Crackdown on cheats
The Guardian
London:
A sophisticated cheat detection system is being considered by 140 British universities, including Oxford and Cambridge, as new research reveals that more than 90,000 students regularly plagiarise essays. Major universities are planning to introduce software to catch cheats, in an attempt to protect the credibility of degree qualifications. Many lecturers are concerned by a growing market on the Net offering students customised essays for sale. The move coincides with the first attempt to gauge the extent of plagiarism in higher education. The UK government-funded Plagiarism Advisory Service suggests that more than 10 per cent of the 9,00,000 UK students in higher education “insert sections of text from an outside source” into their work and attempt to pass it off as their own.
But experts feel the true scale of cheating is far higher because the definition of plagiarism used by the research consultancy FreshMinds is so narrow. The programme works by checking students’ work against 8.5 billion web pages and is automatically updated with every journal, abstract and newspaper article printed. Fiona Duggan, manager of the PAS, said the software would serve as a powerful deterrent and would help lecturers who waste time checking the work of students they suspect of cheating. Officials from the UK government-funded Joint Information Systems Committee, who helped develop the software, are keen for students to be given regular guidance on plagiarism.

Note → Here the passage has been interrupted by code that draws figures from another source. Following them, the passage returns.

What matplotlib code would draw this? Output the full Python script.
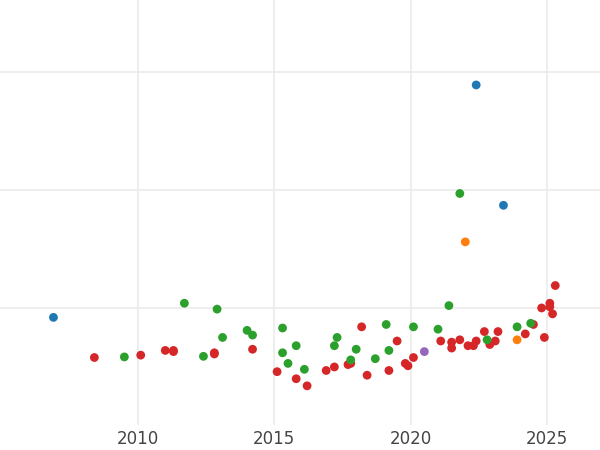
import matplotlib
matplotlib.use("Agg")
import matplotlib.pyplot as plt

blue_x = [2006.9, 2022.4, 2023.4]
blue_y = [0.92, 2.89, 1.87]
orange_x = [2022.0, 2023.9]
orange_y = [1.56, 0.73]
purple_x = [2020.5]
purple_y = [0.63]
green_x = [2009.5, 2011.7, 2012.4, 2012.9, 2013.1, 2014.0, 2014.2, 2015.3, 2015.3, 2015.5,
           2015.8, 2016.1, 2017.2, 2017.3, 2017.8, 2018.0, 2018.7, 2019.1, 2019.2, 2020.1,
           2021.0, 2021.4, 2021.8, 2022.8, 2023.9, 2024.4]
green_y = [0.585, 1.04, 0.59, 0.99, 0.75, 0.81, 0.77, 0.83, 0.62, 0.53,
           0.68, 0.48, 0.68, 0.75, 0.56, 0.65, 0.57, 0.86, 0.64, 0.84,
           0.82, 1.02, 1.97, 0.73, 0.84, 0.87]
red_x = [2008.4, 2010.1, 2011.0, 2011.3, 2011.3, 2012.8, 2012.8, 2014.2, 2015.1, 2015.8,
         2016.2, 2016.9, 2017.2, 2017.7, 2017.8, 2018.2, 2018.4, 2019.2, 2019.5, 2019.8,
         2019.9, 2020.1, 2021.1, 2021.5, 2021.5, 2021.8, 2022.1, 2022.3, 2022.4, 2022.7,
         2022.9, 2023.1, 2023.2, 2024.2, 2024.5, 2024.8, 2024.9, 2025.1, 2025.1, 2025.2, 2025.3]
red_y = [0.58, 0.60, 0.64, 0.64, 0.63, 0.61, 0.62, 0.65, 0.46, 0.40,
         0.34, 0.47, 0.50, 0.52, 0.53, 0.84, 0.43, 0.47, 0.72, 0.53,
         0.51, 0.58, 0.72, 0.66, 0.71, 0.73, 0.68, 0.68, 0.72, 0.80,
         0.69, 0.72, 0.80, 0.78, 0.86, 1.00, 0.75, 1.04, 1.01, 0.95, 1.19]
x_ticks = [2010, 2015, 2020, 2025]

fig = plt.figure(figsize=(6, 4.5), dpi=100)
ax = fig.add_axes([0, 25/450, 1, 425/450])
for xs, ys, c in [(red_x, red_y, "#d62728"), (green_x, green_y, "#2ca02c"),
                  (blue_x, blue_y, "#1f77b4"), (orange_x, orange_y, "#ff7f0e"),
                  (purple_x, purple_y, "#9467bd")]:
    ax.scatter(xs, ys, s=40, color=c, edgecolors="none", zorder=3)
ax.set_xlim(2004.94, 2026.94)
ax.set_ylim(0.008, 3.61)
ax.set_xticks(x_ticks)
ax.set_yticks([1, 2, 3])
ax.set_yticklabels([])
ax.tick_params(length=0, labelsize=12, colors="#444444")
ax.grid(True, color="#ebebeb", linewidth=1.2)
for s in ax.spines.values():
    s.set_visible(False)
fig.savefig("out.png", dpi=100)
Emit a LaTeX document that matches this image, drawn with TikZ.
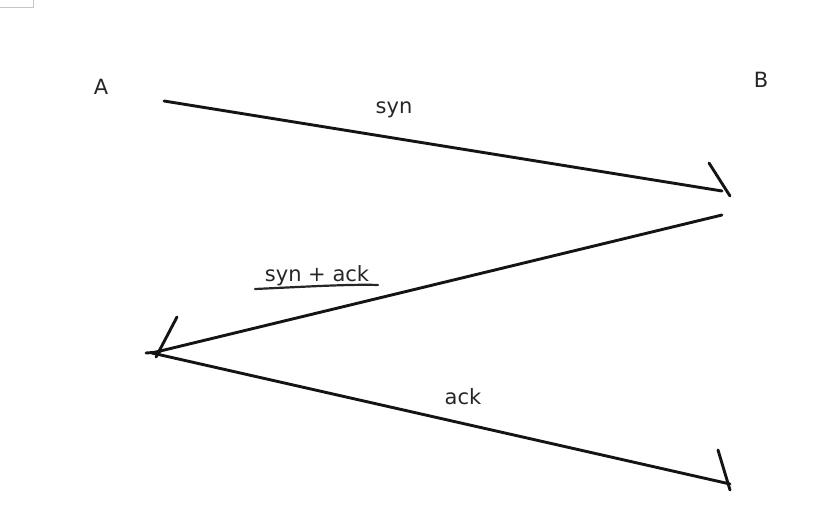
\documentclass[tikz,border=0pt]{standalone}
\usepackage{fontspec}
\setmainfont{DejaVu Sans}
\begin{document}
\begin{tikzpicture}[x=1pt,y=-1pt,
  msg/.style={line width=2.9pt,line cap=round,black!92},
  tickmark/.style={line width=2.9pt,line cap=round,black!92},
  lbl/.style={font=\fontsize{21}{24}\selectfont,text=black!85,inner sep=0pt}]
\useasboundingbox (0,0) rectangle (831,521);
\draw[gray!45,line width=1pt] (0,8) -- (33,8) -- (33,0);
\node[lbl] (A) at (101,87) {A};
\node[lbl] (B) at (761,80) {B};
\coordinate (a1) at (164,101);
\coordinate (b1) at (722,191);
\coordinate (b2) at (722,215);
\coordinate (a2) at (152,353);
\coordinate (b3) at (730,484);
\draw[msg] (a1) -- (b1);
\draw[tickmark] (709,163) -- (730,196);
\draw[msg] (b2) -- (a2);
\draw[tickmark] (177,317) -- (156,357);
\draw[tickmark] (146,353) -- (160,352);
\draw[msg] (a2) -- (b3);
\draw[tickmark] (718,450) -- (730,490);
\node[lbl] (syn) at (394,110) {syn};
\node[lbl] (synack) at (317,276) {syn + ack};
\draw[line width=2.2pt,black!85,line cap=round] (255,289) .. controls (300,287) and (350,284) .. (378,285);
\node[lbl] (ack) at (463,397) {ack};
\end{tikzpicture}
\end{document}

The move follows the latest row over exam cheats after a student was told he would get no marks for his essays because he had copied them from the Internet. Such cases, however, remain rare, with no figures available from the government on how many students are caught cheating. But students say that the problem of plagiarism is huge. A student at University of Central Lancashire said, “If you take precautions, you won’t get caught.” Although he was caught, the student was unrepentant. More than 15,000 students are estimated to have signed up to one website alone, which charges 9.99 pounds for access to assignments. Another, Academic Answers Ltd, runs five websites and receives 800 requests a week for tailor-made essays. Barclay Littlewood, director of AAL, said demand was so great that his firm could only meet around half of these orders.